#### Objective
Retype exactly what runs from the first line of the data to the line with "1.20, 1.16]", keeping both of those lines and skipping pictures.

++++++++++++++++++++

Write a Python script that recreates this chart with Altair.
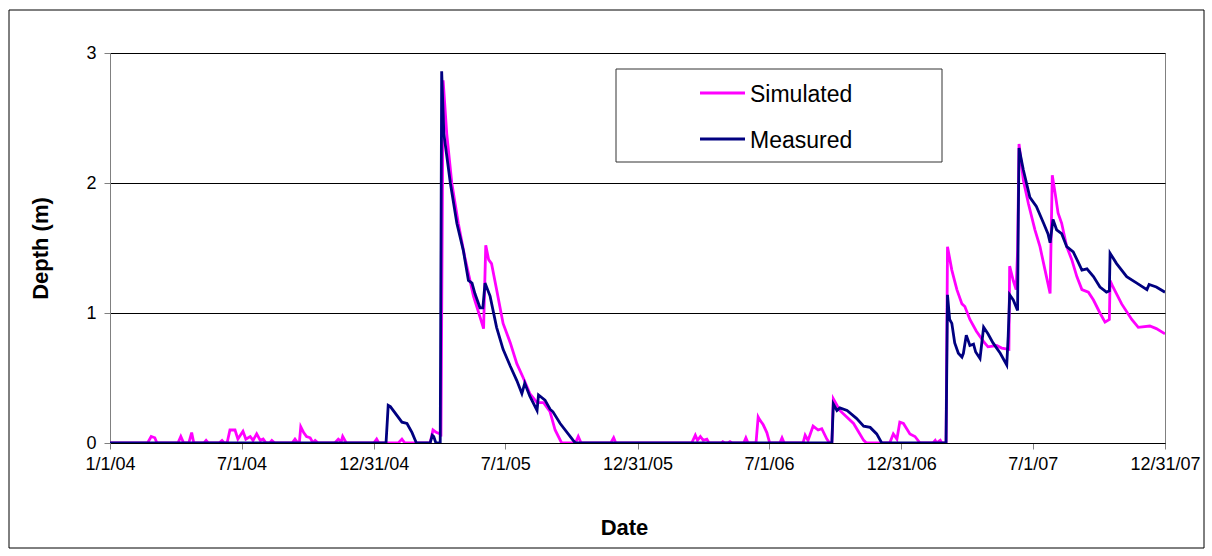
import altair as alt
import pandas as pd

# ---------------- data (day index: days since 1/1/04) ----------------
meas_days = [0, 382, 385, 388, 404, 411, 418, 424, 443, 446, 448, 451, 457, 459, 462, 471, 480, 489, 496,
             501, 505, 512, 516, 519, 526, 535, 544, 554, 563, 570, 574, 581, 591, 593, 602, 609, 613,
             623, 641, 644, 999, 1001, 1006, 1010, 1020, 1033, 1043, 1052, 1061, 1068, 1157, 1159, 1162,
             1165, 1169, 1174, 1179, 1181, 1185, 1190, 1195, 1198, 1204, 1209, 1215, 1222, 1232, 1241,
             1243, 1245, 1250, 1256, 1257, 1258, 1264, 1273, 1282, 1292, 1298, 1301, 1305, 1310, 1317,
             1324, 1333, 1340, 1345, 1352, 1361, 1370, 1379, 1383, 1384, 1393, 1407, 1421, 1435, 1438,
             1448, 1460]
meas_vals = [0, 0, 0.29, 0.28, 0.16, 0.15, 0.08, 0, 0, 0.06, 0.05, 0, 0, 2.86, 2.38, 2.0, 1.69, 1.48, 1.25,
             1.23, 1.15, 1.04, 1.04, 1.23, 1.13, 0.89, 0.72, 0.59, 0.48, 0.38, 0.46, 0.36, 0.25, 0.37,
             0.33, 0.26, 0.24, 0.15, 0.02, 0, 0, 0.30, 0.25, 0.27, 0.25, 0.19, 0.13, 0.12, 0.07, 0, 0, 1.14,
             0.95, 0.92, 0.77, 0.69, 0.66, 0.69, 0.83, 0.75, 0.76, 0.70, 0.65, 0.89, 0.84, 0.77, 0.69, 0.60,
             0.82, 1.14, 1.10, 1.02, 1.74, 2.27, 2.10, 1.89, 1.82, 1.69, 1.61, 1.54, 1.72, 1.64, 1.61,
             1.51, 1.47, 1.39, 1.33, 1.34, 1.28, 1.20, 1.16, 1.17, 1.46, 1.38, 1.28, 1.23, 1.18, 1.22,
             1.20, 1.16]

sim_days = [0, 52, 57, 62, 65, 94, 98, 102, 109, 113, 116, 130, 133, 136, 151, 155, 158, 162, 166, 173,
            177, 184, 188, 194, 198, 203, 208, 212, 216, 221, 224, 228, 252, 256, 260, 262, 264, 268, 272,
            277, 281, 284, 288, 311, 316, 320, 322, 327, 365, 369, 372, 399, 404, 408, 443, 447, 452, 457,
            458, 461, 466, 473, 482, 491, 503, 512, 517, 520, 524, 528, 535, 544, 554, 563, 572, 581, 591,
            600, 609, 616, 625, 644, 648, 652, 693, 697, 700, 805, 810, 813, 817, 821, 826, 829, 846, 848,
            851, 855, 858, 861, 877, 880, 883, 894, 897, 899, 904, 909, 913, 927, 930, 933, 959, 962, 966,
            973, 980, 985, 992, 996, 999, 1001, 1010, 1029, 1043, 1047, 1079, 1084, 1089, 1093, 1098,
            1107, 1114, 1121, 1139, 1142, 1144, 1149, 1151, 1157, 1159, 1165, 1172, 1179, 1183, 1190,
            1199, 1209, 1215, 1227, 1234, 1244, 1245, 1250, 1254, 1256, 1258, 1264, 1271, 1280, 1287,
            1294, 1301, 1304, 1308, 1312, 1317, 1324, 1331, 1338, 1345, 1354, 1361, 1370, 1377, 1383,
            1384, 1388, 1400, 1414, 1423, 1439, 1448, 1460]
sim_vals = [0, 0, 0.05, 0.04, 0, 0, 0.05, 0, 0, 0.08, 0, 0, 0.02, 0, 0, 0.02, 0, 0, 0.10, 0.10,
            0.03, 0.09, 0.03, 0.05, 0.02, 0.07, 0.02, 0.03, 0, 0, 0.02, 0, 0, 0.03, 0, 0, 0.125, 0.08, 0.05,
            0.04, 0, 0.02, 0, 0, 0.03, 0.01, 0.05, 0, 0, 0.03, 0, 0, 0.03, 0, 0, 0.10, 0.08, 0.07,
            0.05, 2.79, 2.38, 2.0, 1.69, 1.43, 1.13, 0.97, 0.88, 1.52, 1.41, 1.38, 1.18, 0.92, 0.77, 0.61,
            0.50, 0.38, 0.31, 0.31, 0.24, 0.10, 0, 0, 0.05, 0, 0, 0.04, 0, 0, 0.06, 0.02, 0.05, 0.02, 0.03,
            0, 0, 0.01, 0, 0, 0.01, 0, 0, 0.04, 0, 0, 0.20, 0.18, 0.14, 0.08, 0, 0, 0.04, 0, 0, 0.06,
            0.02, 0.13, 0.10, 0.11, 0.03, 0, 0, 0.34, 0.25, 0.15, 0.02, 0, 0, 0.07, 0.03, 0.16, 0.15,
            0.07, 0.05, 0, 0, 0.02, 0, 0.02, 0, 0, 1.51, 1.33, 1.18, 1.07, 1.05, 0.95,
            0.86, 0.78, 0.74, 0.75, 0.73, 0.72, 1.36, 1.25, 1.18, 1.48, 2.30, 2.02, 1.84, 1.64, 1.51,
            1.33, 1.15, 2.06, 1.92, 1.77, 1.69, 1.51, 1.41, 1.28, 1.18, 1.16, 1.10, 1.0, 0.93, 0.95,
            1.25, 1.20, 1.07, 0.95, 0.89, 0.90, 0.88, 0.84]

series_names = ["Simulated", "Measured"]
series_colors = ["#FF00FF", "#000080"]

tick_days = [0, 182, 365, 547, 730, 912, 1095, 1277, 1460]
tick_labels = ["1/1/04", "7/1/04", "12/31/04", "7/1/05", "12/31/05", "7/1/06", "12/31/06", "7/1/07", "12/31/07"]
y_ticks = [0, 1, 2, 3]

# ---------------- build table ----------------
df = pd.concat([
    pd.DataFrame({"day": sim_days, "depth": sim_vals, "series": series_names[0]}),
    pd.DataFrame({"day": meas_days, "depth": meas_vals, "series": series_names[1]}),
], ignore_index=True)

label_expr = "".join(f"datum.value == {d} ? '{l}' : " for d, l in zip(tick_days, tick_labels)) + "''"

FONT = "Liberation Sans"
W, H = 1055, 390

x_enc = alt.X("day:Q",
              scale=alt.Scale(domain=[0, 1460], nice=False, zero=False),
              axis=alt.Axis(values=tick_days, labelExpr=label_expr, title="Date",
                            grid=False, tickSize=6, labelPadding=6, labelFontSize=18,
                            labelColor="black", domainColor="black", tickColor="#808080",
                            titleFontSize=22, titleFontWeight="bold", titleColor="black",
                            titleX=514, titleY=84, titleBaseline="middle", labelOverlap=False,
                            labelFlush=False))
y_enc = alt.Y("depth:Q",
              scale=alt.Scale(domain=[0, 3], nice=False),
              axis=alt.Axis(values=y_ticks, format="d", title="Depth (m)", grid=True,
                            gridColor="black", gridWidth=1, tickSize=6, labelPadding=8,
                            labelFontSize=18, labelColor="black", domainColor="#808080",
                            tickColor="#808080", titleFontSize=22, titleFontWeight="bold",
                            titleColor="black", titleX=-70, titleY=H / 2, titleBaseline="middle"))
color_enc = alt.Color("series:N", scale=alt.Scale(domain=series_names, range=series_colors), legend=None)

lines = []
for name in series_names:
    lines.append(
        alt.Chart(df).transform_filter(alt.datum.series == name)
        .mark_line(strokeWidth=2.8, interpolate="linear", clip=True)
        .encode(x=x_enc, y=y_enc, color=color_enc)
    )

one = pd.DataFrame({"k": [0]})

# outer chart border
border = alt.Chart(one).mark_rect(fill=None, stroke="black", strokeWidth=1).encode(
    x=alt.value(-101), x2=alt.value(1094), y=alt.value(-43), y2=alt.value(495))

# legend (Excel-style box)
leg_box = alt.Chart(one).mark_rect(fill="white", stroke="#333333", strokeWidth=1).encode(
    x=alt.value(506), x2=alt.value(832), y=alt.value(16), y2=alt.value(109))
leg_layers = [leg_box]
for i, (name, col) in enumerate(zip(series_names, series_colors)):
    yy = 40 + 46 * i
    leg_layers.append(alt.Chart(one).mark_rule(color=col, strokeWidth=2.8).encode(
        x=alt.value(590), x2=alt.value(635), y=alt.value(yy)))
    leg_layers.append(alt.Chart(pd.DataFrame({"t": [name]})).mark_text(
        align="left", baseline="middle", fontSize=23, font=FONT, color="black").encode(
        x=alt.value(640), y=alt.value(yy + 2), text="t:N"))

chart = alt.layer(*lines, *leg_layers, border).properties(
    width=W, height=H,
    autosize=alt.AutoSizeParams(type="none"),
    padding={"left": 110, "top": 53, "right": 47, "bottom": 113},
).configure(font=FONT).configure_view(stroke="#808080", strokeWidth=1).configure_axis(
    labelFont=FONT, titleFont=FONT)

chart.save("out.html", embed_options={"renderer": "svg", "actions": False})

++++++++++++++++++++

#### Solution to this exercise
Write a Python script that recreates this chart with Altair.
import altair as alt
import pandas as pd

# ---------------- data (day index: days since 1/1/04) ----------------
meas_days = [0, 382, 385, 388, 404, 411, 418, 424, 443, 446, 448, 451, 457, 459, 462, 471, 480, 489, 496,
             501, 505, 512, 516, 519, 526, 535, 544, 554, 563, 570, 574, 581, 591, 593, 602, 609, 613,
             623, 641, 644, 999, 1001, 1006, 1010, 1020, 1033, 1043, 1052, 1061, 1068, 1157, 1159, 1162,
             1165, 1169, 1174, 1179, 1181, 1185, 1190, 1195, 1198, 1204, 1209, 1215, 1222, 1232, 1241,
             1243, 1245, 1250, 1256, 1257, 1258, 1264, 1273, 1282, 1292, 1298, 1301, 1305, 1310, 1317,
             1324, 1333, 1340, 1345, 1352, 1361, 1370, 1379, 1383, 1384, 1393, 1407, 1421, 1435, 1438,
             1448, 1460]
meas_vals = [0, 0, 0.29, 0.28, 0.16, 0.15, 0.08, 0, 0, 0.06, 0.05, 0, 0, 2.86, 2.38, 2.0, 1.69, 1.48, 1.25,
             1.23, 1.15, 1.04, 1.04, 1.23, 1.13, 0.89, 0.72, 0.59, 0.48, 0.38, 0.46, 0.36, 0.25, 0.37,
             0.33, 0.26, 0.24, 0.15, 0.02, 0, 0, 0.30, 0.25, 0.27, 0.25, 0.19, 0.13, 0.12, 0.07, 0, 0, 1.14,
             0.95, 0.92, 0.77, 0.69, 0.66, 0.69, 0.83, 0.75, 0.76, 0.70, 0.65, 0.89, 0.84, 0.77, 0.69, 0.60,
             0.82, 1.14, 1.10, 1.02, 1.74, 2.27, 2.10, 1.89, 1.82, 1.69, 1.61, 1.54, 1.72, 1.64, 1.61,
             1.51, 1.47, 1.39, 1.33, 1.34, 1.28, 1.20, 1.16, 1.17, 1.46, 1.38, 1.28, 1.23, 1.18, 1.22,
             1.20, 1.16]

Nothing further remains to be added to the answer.